ANALYSE. Der ÖVP-Chef steht vor einem großen Erfolg – und zunehmend auch einer bitteren Niederlage. Sein Wahlkampf verrät es.
Als ÖVP-Chef Sebastian Kurz vor dem Sommer die schwarz-blaue Koalition auf- und Neuwahlen ankündigte, klang er, als wolle er die absolute Mehrheit holen. Im Laufe der Zeit hat er das abgeschwächt: Gegen seine Partei solle keine Regierung möglich sein, sagte er. Und jetzt warnt er schon vor eine rot-grün-pinken Mehrheit. Das eine widerspricht zwar nicht dem anderen, kann aber auch vor diesem Hintergrund gesehen werden: Die Umfragewerte der neuen Volkspartei haben sich nicht verbessert. Im Gegenteil, von bis zu 38 haben sie sich auf bis zu 33 Prozent nach unten entwickelt.

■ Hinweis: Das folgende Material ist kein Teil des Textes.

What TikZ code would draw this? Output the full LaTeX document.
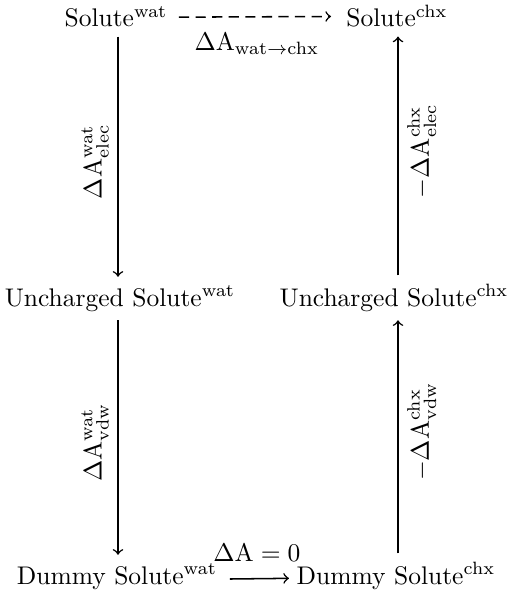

Womit Kurz noch immer der große Wahlsieger wäre, damit kein Missverständnis entsteht: Er hätte den Stimmenanteil der ÖVP ausgebaut; und weil SPÖ und FPÖ mit an Sicherheit grenzender Wahrscheinlichkeit verlieren werden, wäre darüber hinaus auch noch der Abstand zu ihnen vergrößert.
Ein Sieg auf diesem Niveau wäre zugleich jedoch eine Niederlage: Es würde nicht mehr Koalitionsoptionen für Sebastian Kurz geben. Wie schon 2017 könnte er de facto nur zwischen Schwarz-Blau und Schwarz-Rot wählen. Gut, Schwarz-Grün-Pink wäre theoretisch wohl auch möglich. Eine „ordentliche Mitte-Rechts Politik“, wie sie Kurz ausdrücklich haben möchte, ist damit jedoch nicht zu haben. Also scheidet diese Konstellation aus.
Mit dem Freiheitlichen würde es trotz des vergrößerten Abstandes um nichts einfacher werden. Allein schon, dass sie nach Ibiza nicht untergegangen sind, macht sie selbstbewusst. Ganz zu schweigen davon, dass sie merken, dass Kurz die „Mitte-Rechts-Politik“ praktisch nur mit ihnen bewerkstelligen kann.
Wie konnte es für Kurz soweit kommen? Da ist zum einen eben, dass die Freiheitlichen stärker sind als erwartet. Jeder Prozentpunkt, den sie halten, fehlt Kurz. Zum anderen kommt hinzu, dass es Kurz nicht gelungen ist, über potenzielle ÖVP- und FPÖ-Wähler hinaus zu punkten. Im Gegenteil: Allein schon, dass den Neos acht, neun Prozent und damit erhebliche Zugewinne ausgewiesen werden, ist ein Alarmsignal für ihn. Neos haben bisher immer zu einem wesentlichen Teil von enttäuschen ÖVP-Wählern gelebt. Ohne sie wären sie 2013 nicht in den Nationalrat gekommen und hätten sich 2017 auch kaum dort halten können.
Vor diesem Hintergrund wirkt der ÖVP-Slogan „Österreich braucht seinen Kanzler“ daneben: Kurz würde eine Direktwahl zwar eindeutig für sich entscheiden. In Wirklichkeit ist er aber nur Kanzler(-Kandidat) der Mitte-Rechts-Wähler.
Im Wahlkampffinale geht es für den 33-Jährigen schon nur noch darum, zumindest diese Mitte-Rechts-Wähler mit allen erdenklichen Mitteln zu gewinnen. Zum Beispiel, in dem er sich zunehmend bemüht, allgemeine Verunsicherung vor offenen Grenzen zu schüren, die angeblich mit Grünen einhergehen würden; oder in dem er wieder auf das Codewort „Silberstein“ zurückgreift – erstmals aber nicht gegenüber den Sozialdemokraten, sondern gegenüber den Neos und das auch noch mit dem Zusatz, dass Tal Silberstein „einer der teuersten Wahlkampfberater der Welt (sei), ein Israeli, der in Amerika, Osteuropa, Österreich als Söldner Wahlkämpfe macht“. Das ist eine unmissverständliche Botschaft zur Mobilisierung des rechten Lagers. Und sonst nichts mehr.